I'm finding that printf and sprintf calls are very problematic on the MSP430.  I've gone through the guidelines here:

http://processors.wiki.ti.com/index.php/Tips_for_using_printf

and I've tried playing around with the options for printf support, as well as increasing the stack and heap from 160 bytes to 600.  But I'm still having problems.  As soon as I call sprintf for the first time, my call stack is corrupted.

Any ideas on other configuration changes that might help?

Jimbo

  • Normally a call to (s)printf won't currupt the stack. The caller puts all required data on the stack (2 or 4 bytes - for long - per parameter) and printf only reads it. Also, the subfuncitons of printf may put data on stack jsu tlike normal functions, but don't access anything else. And 600 bytes stack are plenty (I got problems with 128bytes of total ram for stack and variables :) )

    Since you say you 'increased the stack' (which isn't what you've done as there is no mechanism to control the stack size - this 'setting' is just a 'warning threshold' for linker and debugger and doesn't change a bit in the binary), and the linker didn't complain, I assume that the stack didn't grow into your global variables.

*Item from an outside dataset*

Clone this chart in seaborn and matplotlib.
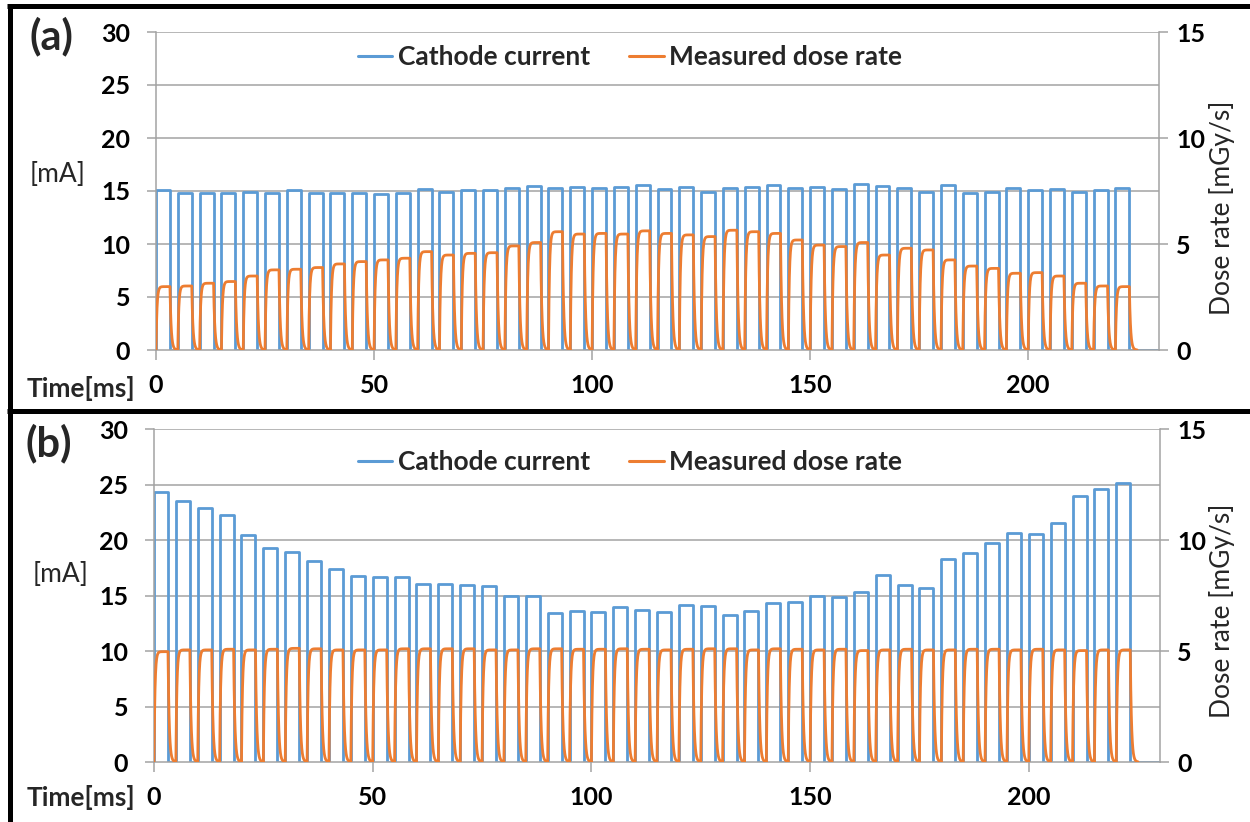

    Even if your parameters list doesn't match the format string, this is no problem. In C, the caller is responsible for removing form stack what it has put on it, so the funciton that calls printf will remove form the stack exactly what has been added before the call.

    You should post your code for further analysis.

  • Jimbo said:
    my call stack is corrupted

    How do you know that it's the Call Stack, specifically, that gets corrupted?

    In what way, exactly, does it get "corrupted" ?

  • Xprintf can be stack-hungry, but the easiest way to damage things with sprintf() is to pass it a string (array) that's too short to hold the result.

    I use snprintf() exclusively -- it's better to truncate my output than to destroy my stack/data/bss.